Substitute Andre Schurrle and Ozil scored the goals and although Algeria got one back late on, the Germans held out for a tense victory.
The quarterfinal against France, played in the heat of Rio, was a rather turgid affair with Hummels' early header enough to secure a 1-0 win.
The 7-1 win over Brazil was achieved after Germany raced into a 5-0 lead by the interval following a mediocre defensive display from the host nation.
So poor was Brazil's performance that Muller revealed how the German players made a decision to ease off in the second half so not to embarrass its opponent.
"With the score the way it was, we said we should avoid being arrogant and to refrain from humiliating the opponent," he told reporters.
"But that's something obvious.
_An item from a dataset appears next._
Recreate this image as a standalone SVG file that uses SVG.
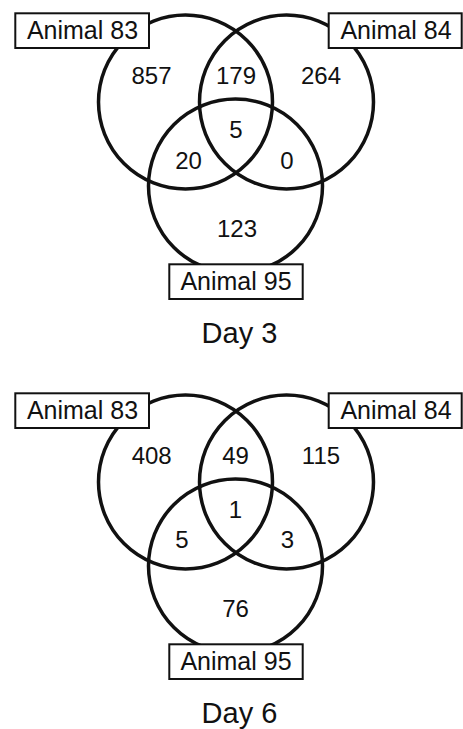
<svg xmlns="http://www.w3.org/2000/svg" width="463" height="729" viewBox="0 0 463 729">
  <style>
    .ring { fill: none; stroke: #111; stroke-width: 3.5; }
    .tag rect { fill: #fff; stroke: #111; stroke-width: 2; }
    text { font-family: "Liberation Sans", Arial, sans-serif; fill: #111; text-anchor: middle; }
    .lbl { font-size: 25px; }
    .num { font-size: 24px; }
    .day { font-size: 29px; }
  </style>
  <defs>
    <!-- one three-set Venn panel, reused for both days -->
    <g id="rings">
      <circle class="ring" cx="185.5" cy="102" r="87"/>
      <circle class="ring" cx="286.5" cy="102" r="87"/>
      <circle class="ring" cx="235.5" cy="186" r="87"/>
    </g>
  </defs>

  <!-- Day 3 panel -->
  <g id="day3">
    <use href="#rings"/>
    <g id="d3-a83" class="tag"><rect x="15.3" y="13.3" width="133.7" height="34.7"/><text class="lbl" x="82.5" y="39.3">Animal 83</text></g>
    <g id="d3-a84" class="tag"><rect x="328.7" y="13.3" width="133" height="34.7"/><text class="lbl" x="396" y="39.3">Animal 84</text></g>
    <g id="d3-a95" class="tag"><rect x="169.3" y="264.3" width="133.4" height="34.7"/><text class="lbl" x="236" y="290">Animal 95</text></g>
    <g id="d3-counts">
      <text class="num" x="151.5" y="84">857</text>
      <text class="num" x="236" y="84">179</text>
      <text class="num" x="321" y="84">264</text>
      <text class="num" x="236" y="137.5">5</text>
      <text class="num" x="188.5" y="168.5">20</text>
      <text class="num" x="287" y="168.5">0</text>
      <text class="num" x="237" y="236.5">123</text>
    </g>
    <text class="day" x="239.5" y="343.3">Day 3</text>
  </g>

  <!-- Day 6 panel -->
  <g id="day6">
    <use href="#rings" y="380"/>
    <g id="d6-a83" class="tag"><rect x="15.3" y="393.3" width="133.7" height="34.7"/><text class="lbl" x="82.5" y="419.3">Animal 83</text></g>
    <g id="d6-a84" class="tag"><rect x="328.7" y="393.3" width="133" height="34.7"/><text class="lbl" x="396" y="419.3">Animal 84</text></g>
    <g id="d6-a95" class="tag"><rect x="169.3" y="644.3" width="133.4" height="34.7"/><text class="lbl" x="236" y="670">Animal 95</text></g>
    <g id="d6-counts">
      <text class="num" x="151.7" y="464">408</text>
      <text class="num" x="235.5" y="464">49</text>
      <text class="num" x="321" y="464">115</text>
      <text class="num" x="235.5" y="517.5">1</text>
      <text class="num" x="182" y="548">5</text>
      <text class="num" x="287.5" y="548">3</text>
      <text class="num" x="235.5" y="616.5">76</text>
    </g>
    <text class="day" x="239.5" y="723.3">Day 6</text>
  </g>
</svg>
Yes, there was this agreement and it came from the players themselves."
There's little chance of Germany letting up against Argentina when the tournament's top two go head-to-head.
Alejandro Sabella, who will leave his role as coach after the final, has led his side through to the final following a hard-fought campaign.
In all of its three group games, only one goal separated Argentina from its rivals.
After beginning with a 2-1 win over Bosnia and Herzegovina, Argentina was made to sweat until the very last minute against Iran before Messi curled home a stunning winner.
Against Nigeria, it was given a real fright before edging home 3-2 courtesy of Marcos Rojo's close-range effort.
Having topped Group F, Argentina progressed to face Switzerland which was defeated by a goal just two minutes before the end of extra-time.
Another 1-0 victory secured a semifinal place as Gonzalo Higuain's strike ensured Belgium was put to the sword.
The semifinal showdown against the Dutch was a dull affair with neither side managing to produce its best football.
Sergio Romero, the Argentine goalkeeper, became the hero after saving two penalties in the shootout before Maxi Rodriguez struck the winning kick.
It sparked wild scenes of jubilation, not just in Sao Paulo but across Argentina where 40 million people celebrated the nation's Independence Day with extra fervor.
"Brasil, Decime Qué Se Siente" --- translated to "Brazil, Tell Me How It Feels" -- is the song that has been sung throughout the tournament by Argentine fans confident of their team's success.
Much of Argentina's success will depend on Messi -- a man who has already scored four goals in the tournament and will captain the side in his 93rd international appearance.
Messi's achievements are well known -- 381 goals in 466 matches for Barcelona, three European Champions League titles and six Spanish La Liga triumphs only tell half the story.
Now he is aiming to add to his 42 international goals by inspiring Argentina to the biggest prize of all -- and the one which will surely make him one of the greatest players of all time.
No European country has ever won the World Cup in South America -- if Messi gets his own way, that statistic won't change any time soon.
As for millions of Brazilian football fans, who had so desperately sought a sixth world crown, Sunday is the party invitation they had could have done without.
Rizzoli to referee final
When it comes to famous football referees, Pierluigi Collina -- now retired -- might be the most famous of them all.
FIFA chose another Italian, Nicola Rizzoli, to take charge of Sunday's final.